Yesterday the United State House of Representatives passed the Recovering America’s Wildlife Act (RAWA) in a bipartisan 231-190 floor vote.
Thank you to these members of the Michigan Congressional delegation that supported RAWA:
- U.S. Rep. Pete Meijer (R-3)
- U.S. Rep. Dan Kildee (D-5)*
- U.S. Rep. Fred Upton (R-6)*
- U.S. Rep. Elisa Slotkin (D-8)*
- U.S. Rep. Andy Levin (D-9)*
- U.S. Rep. Haley Stevens (D-11)*
- U.S. Rep. Debbie Dingell (D-12)—original sponsor.
- U.S. Rep. Rashida Tlaib (D-13)*
- U.S. Rep. Brenda Lawrence (D-14)*
Sponsored by Michigan Congresswoman Debbie Dingell (D-12), RAWA would provide some of the most meaningful conservation funding in a generation: nearly $1.4 billion to support the Wildlife Conservation Restoration Program for states, territories and tribal nations to provide proactive efforts to prevent wildlife from becoming endangered.

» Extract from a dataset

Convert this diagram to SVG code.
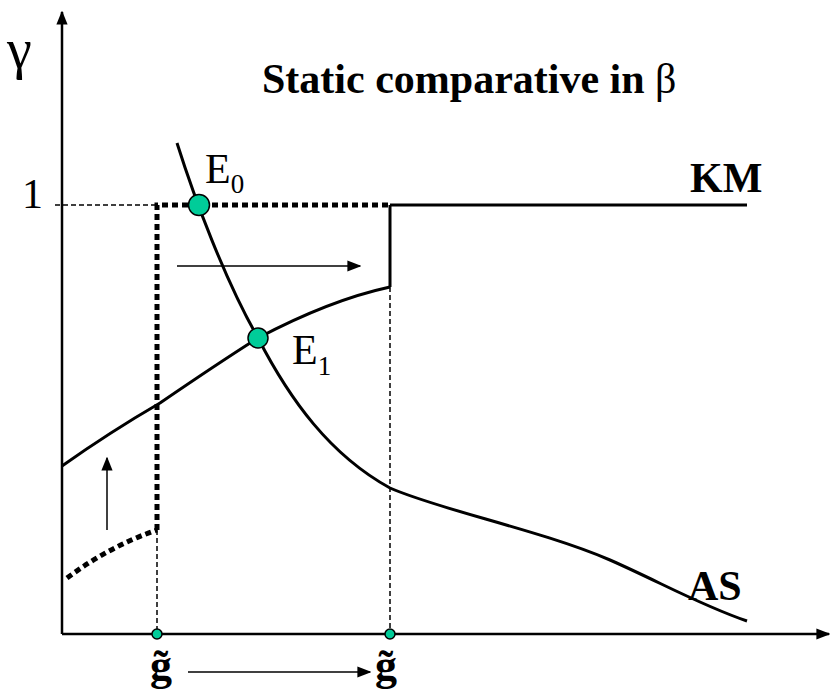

Unfortunately, a handful of Michigan’s Congressional delegation, some of whom were cosponsors of the bill, voted no:
- Rep. Jack Bergman (R-1)*
- Rep. Bill Huizenga (R-2)*
- Rep. John Moolenaar (R-4)
- Rep. Tim Walberg (R-7)*
- Rep. Lisa McClain (R-10)
Michigan United Conservation Clubs Executive Director Amy Trotter said yesterday’s vote proved conservation can break through our political gridlock, but she was disappointed in the balk from some of Michigan’s delegation.
“The funding RAWA would provide to Michigan will resonate through all levels of fish, wildlife, waters, forests and fields from the tip of the Keweenaw down to St. Joe and Detroit,” Trotter said. “We will continue to work with our Michigan delegation to reinforce our shared commitment to conservation and this state’s natural resources.”
While conversations have been going on for decades around a more permanent source of funding for species of greatest conservation need, RAWA was first introduced in 2017 after conservation and business leaders saw a need to create a new permanent funding mechanism for wildlife conservation, and it has had bipartisan support since its inception.
Under RAWA, Michigan could see an estimated $27 million annually for the protection of vulnerable species like lake sturgeon. This is a substantial amount of money that would go a long way in the hands of state agencies.
Many of the projects RAWA could fund are currently being paid for using hunting and fishing license dollars, and RAWA could help subsidize nongame management freeing up hunter and angler dollars to be used for our highest priority game species.
Non-game habitat projects would also benefit game species — for example, the Golden Winged Warbler and woodcock share much of the same habitat, and woodcock would benefit from efforts to create or sustain warbler habitat.
The bill now heads to the Senate where a senate version already has 35 co-sponsors, including Michigan’s Sen. Debbie Stabenow.
There is optimism that despite partisan gridlock in Washington D.C., legislators can find common ground and get RAWA passed.
This bill is on par with other great conservation successes like the Pittman-Robertson and Dingell-Johnson acts.